United States Senator from North Carolina
- In office March 4, 1901 – March 3, 1931
- Preceded by: Marion Butler
- Succeeded by: Josiah Bailey

Member of the U.S. House of Representatives from North Carolina's 2nd district
- In office March 4, 1887 – March 3, 1889
- Preceded by: James E. O'Hara
- Succeeded by: Henry P. Cheatham

Personal details
- Born: January 20, 1854 Pollocksville, North Carolina
- Died: April 30, 1940 (aged 86) New Bern, North Carolina
- Party: Democratic

= F. M. Simmons =

American politician (1854–1940)

Furnifold McLendel Simmons (January 20, 1854 – April 30, 1940) was an American politician who served as a Democratic member of the United States House of Representatives from March 4, 1887, to March 4, 1889, and U.S. senator from the state of North Carolina between March 4, 1901, and March 4, 1931. He served as chairman of the powerful Committee on Finance from March 4, 1913, to March 4, 1919. He was an unsuccessful contender for the 1920 Democratic Party nomination for president. Simmons was a staunch segregationist and white supremacist, and a leading perpetrator of the Wilmington massacre.

==Life and career==
Simmons was born in Pollocksville, North Carolina, the son of Mary McLendel (Jerman) and Furnifold Greene Simmons. After Republicans won control of the North Carolina legislature in 1894, Simmons led efforts to disenfranchise black voters and return Democrats to power across the state. He allied with white supremacist newspapers to stoke fears of black men as predators of white women and too incompetent to be trusted as office holders or voters. Simmons also set up hundreds of "White Government Unions," which aimed to "announce on all occasions that they would succeed if they had to shoot every negro in the city." As a result, Democrats swept the 1898 election, and the Wilmington massacre broke out the following day.

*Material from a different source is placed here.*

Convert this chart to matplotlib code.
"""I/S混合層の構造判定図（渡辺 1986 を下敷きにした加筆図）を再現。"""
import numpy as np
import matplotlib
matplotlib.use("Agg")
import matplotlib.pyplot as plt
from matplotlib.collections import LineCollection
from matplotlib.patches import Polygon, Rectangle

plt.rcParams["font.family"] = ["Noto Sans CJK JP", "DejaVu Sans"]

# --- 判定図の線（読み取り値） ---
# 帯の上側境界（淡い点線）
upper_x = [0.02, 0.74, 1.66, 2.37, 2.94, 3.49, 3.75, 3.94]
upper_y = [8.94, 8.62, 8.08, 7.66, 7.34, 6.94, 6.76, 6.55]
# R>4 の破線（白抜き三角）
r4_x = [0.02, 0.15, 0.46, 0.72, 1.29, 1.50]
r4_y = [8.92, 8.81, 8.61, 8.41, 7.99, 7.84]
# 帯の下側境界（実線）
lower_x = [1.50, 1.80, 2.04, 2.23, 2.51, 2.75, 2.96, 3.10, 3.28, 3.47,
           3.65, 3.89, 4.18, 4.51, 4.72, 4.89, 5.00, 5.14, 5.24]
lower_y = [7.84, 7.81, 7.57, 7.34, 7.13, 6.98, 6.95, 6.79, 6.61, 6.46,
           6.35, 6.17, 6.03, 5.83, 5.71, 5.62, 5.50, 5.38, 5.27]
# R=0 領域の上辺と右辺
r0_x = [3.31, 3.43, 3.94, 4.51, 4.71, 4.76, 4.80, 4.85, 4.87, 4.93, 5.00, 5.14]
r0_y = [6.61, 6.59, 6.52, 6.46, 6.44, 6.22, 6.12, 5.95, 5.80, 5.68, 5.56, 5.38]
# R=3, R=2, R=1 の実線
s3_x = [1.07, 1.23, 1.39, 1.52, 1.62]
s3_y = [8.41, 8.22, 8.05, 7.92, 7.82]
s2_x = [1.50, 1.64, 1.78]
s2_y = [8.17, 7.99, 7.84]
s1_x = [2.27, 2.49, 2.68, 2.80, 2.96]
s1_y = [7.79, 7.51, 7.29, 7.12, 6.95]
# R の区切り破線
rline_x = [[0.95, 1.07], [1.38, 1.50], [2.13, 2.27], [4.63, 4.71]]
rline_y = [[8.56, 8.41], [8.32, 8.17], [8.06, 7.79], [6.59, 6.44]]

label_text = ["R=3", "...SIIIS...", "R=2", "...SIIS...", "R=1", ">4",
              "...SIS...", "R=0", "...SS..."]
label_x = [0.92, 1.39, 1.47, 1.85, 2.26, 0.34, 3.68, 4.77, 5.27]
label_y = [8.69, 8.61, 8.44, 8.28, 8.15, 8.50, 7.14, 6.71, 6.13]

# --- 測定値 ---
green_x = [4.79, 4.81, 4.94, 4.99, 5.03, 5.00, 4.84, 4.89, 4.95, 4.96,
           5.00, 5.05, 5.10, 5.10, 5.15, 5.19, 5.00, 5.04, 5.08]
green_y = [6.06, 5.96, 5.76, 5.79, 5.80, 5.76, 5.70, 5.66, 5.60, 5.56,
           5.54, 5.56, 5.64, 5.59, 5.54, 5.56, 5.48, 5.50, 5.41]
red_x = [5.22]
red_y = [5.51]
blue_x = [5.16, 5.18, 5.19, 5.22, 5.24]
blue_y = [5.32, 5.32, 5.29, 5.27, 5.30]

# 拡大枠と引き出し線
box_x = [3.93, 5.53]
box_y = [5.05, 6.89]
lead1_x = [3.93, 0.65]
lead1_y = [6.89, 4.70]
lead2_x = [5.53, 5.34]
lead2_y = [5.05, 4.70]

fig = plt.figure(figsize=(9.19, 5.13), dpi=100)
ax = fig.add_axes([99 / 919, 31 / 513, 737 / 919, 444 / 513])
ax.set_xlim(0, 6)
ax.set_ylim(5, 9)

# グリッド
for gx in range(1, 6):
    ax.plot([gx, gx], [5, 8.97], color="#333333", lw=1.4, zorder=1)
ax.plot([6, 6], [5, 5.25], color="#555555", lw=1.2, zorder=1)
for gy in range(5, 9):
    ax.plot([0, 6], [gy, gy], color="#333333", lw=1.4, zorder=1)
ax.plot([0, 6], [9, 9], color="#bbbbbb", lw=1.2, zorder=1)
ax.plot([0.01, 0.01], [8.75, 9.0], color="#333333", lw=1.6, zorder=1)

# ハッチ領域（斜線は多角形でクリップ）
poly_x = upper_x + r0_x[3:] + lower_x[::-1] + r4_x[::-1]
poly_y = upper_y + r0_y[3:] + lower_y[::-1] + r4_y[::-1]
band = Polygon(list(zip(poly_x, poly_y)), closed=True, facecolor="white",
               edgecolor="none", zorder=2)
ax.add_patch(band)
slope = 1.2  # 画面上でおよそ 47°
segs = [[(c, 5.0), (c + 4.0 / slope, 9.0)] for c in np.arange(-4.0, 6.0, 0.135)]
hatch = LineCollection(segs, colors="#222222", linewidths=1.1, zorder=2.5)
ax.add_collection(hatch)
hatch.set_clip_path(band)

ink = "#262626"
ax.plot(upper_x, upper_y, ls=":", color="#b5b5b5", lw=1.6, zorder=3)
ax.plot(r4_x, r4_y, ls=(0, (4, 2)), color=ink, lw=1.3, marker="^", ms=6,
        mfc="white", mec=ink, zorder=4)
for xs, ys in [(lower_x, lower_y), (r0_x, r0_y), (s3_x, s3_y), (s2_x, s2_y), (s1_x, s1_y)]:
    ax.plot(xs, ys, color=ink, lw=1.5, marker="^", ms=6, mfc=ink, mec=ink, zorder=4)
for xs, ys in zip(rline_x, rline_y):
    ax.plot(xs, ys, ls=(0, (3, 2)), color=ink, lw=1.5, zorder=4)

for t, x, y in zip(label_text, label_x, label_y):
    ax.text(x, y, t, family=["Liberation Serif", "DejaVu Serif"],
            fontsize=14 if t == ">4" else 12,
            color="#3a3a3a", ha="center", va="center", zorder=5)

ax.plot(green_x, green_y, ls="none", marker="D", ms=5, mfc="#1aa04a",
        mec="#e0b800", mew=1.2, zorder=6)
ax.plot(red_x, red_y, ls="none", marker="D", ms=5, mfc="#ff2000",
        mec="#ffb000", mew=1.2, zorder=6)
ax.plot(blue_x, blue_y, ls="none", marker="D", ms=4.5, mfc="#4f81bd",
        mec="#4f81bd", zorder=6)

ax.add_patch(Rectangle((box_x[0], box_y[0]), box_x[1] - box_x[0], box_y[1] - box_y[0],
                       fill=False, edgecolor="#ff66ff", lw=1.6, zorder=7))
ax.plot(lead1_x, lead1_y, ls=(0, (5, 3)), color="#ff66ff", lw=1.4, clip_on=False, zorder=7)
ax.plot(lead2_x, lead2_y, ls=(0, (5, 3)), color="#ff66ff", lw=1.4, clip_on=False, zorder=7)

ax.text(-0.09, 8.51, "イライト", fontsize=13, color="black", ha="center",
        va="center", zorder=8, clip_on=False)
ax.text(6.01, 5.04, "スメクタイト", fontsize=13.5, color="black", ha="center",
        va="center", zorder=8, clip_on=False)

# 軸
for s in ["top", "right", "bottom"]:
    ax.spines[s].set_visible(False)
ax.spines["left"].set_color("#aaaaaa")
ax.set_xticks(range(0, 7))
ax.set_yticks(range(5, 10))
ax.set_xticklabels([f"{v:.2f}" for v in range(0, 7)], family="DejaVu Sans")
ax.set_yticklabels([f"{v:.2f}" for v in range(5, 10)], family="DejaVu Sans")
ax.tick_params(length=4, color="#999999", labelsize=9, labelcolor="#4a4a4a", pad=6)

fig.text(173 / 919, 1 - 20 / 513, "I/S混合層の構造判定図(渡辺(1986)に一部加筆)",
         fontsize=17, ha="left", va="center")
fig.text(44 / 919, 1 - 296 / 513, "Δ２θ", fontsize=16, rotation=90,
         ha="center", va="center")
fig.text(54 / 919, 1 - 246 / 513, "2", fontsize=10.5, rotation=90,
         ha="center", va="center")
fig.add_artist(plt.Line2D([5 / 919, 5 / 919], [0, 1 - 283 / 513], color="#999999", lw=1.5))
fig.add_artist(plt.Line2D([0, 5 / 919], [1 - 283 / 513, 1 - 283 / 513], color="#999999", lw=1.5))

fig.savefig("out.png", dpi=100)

In 1901 Simmons won the Democratic nomination for the US Senate. From his Senate seat, he then ran a powerful political machine, using A. D. Watts "to keep the machine oiled back home," in the words of one journalist. Simmons remained in office for the next thirty years.

Senator Simmons refused to endorse Al Smith, the Democratic nominee for president in 1928 and the first Catholic nominated by a major party, winning him praise from members of the Ku Klux Klan. Still, rejecting the Democratic nominee in 1928, together with the Great Depression, led to Simmons being defeated in the 1930 Democratic primary by Josiah W. Bailey, who was backed by Governor O. Max Gardner.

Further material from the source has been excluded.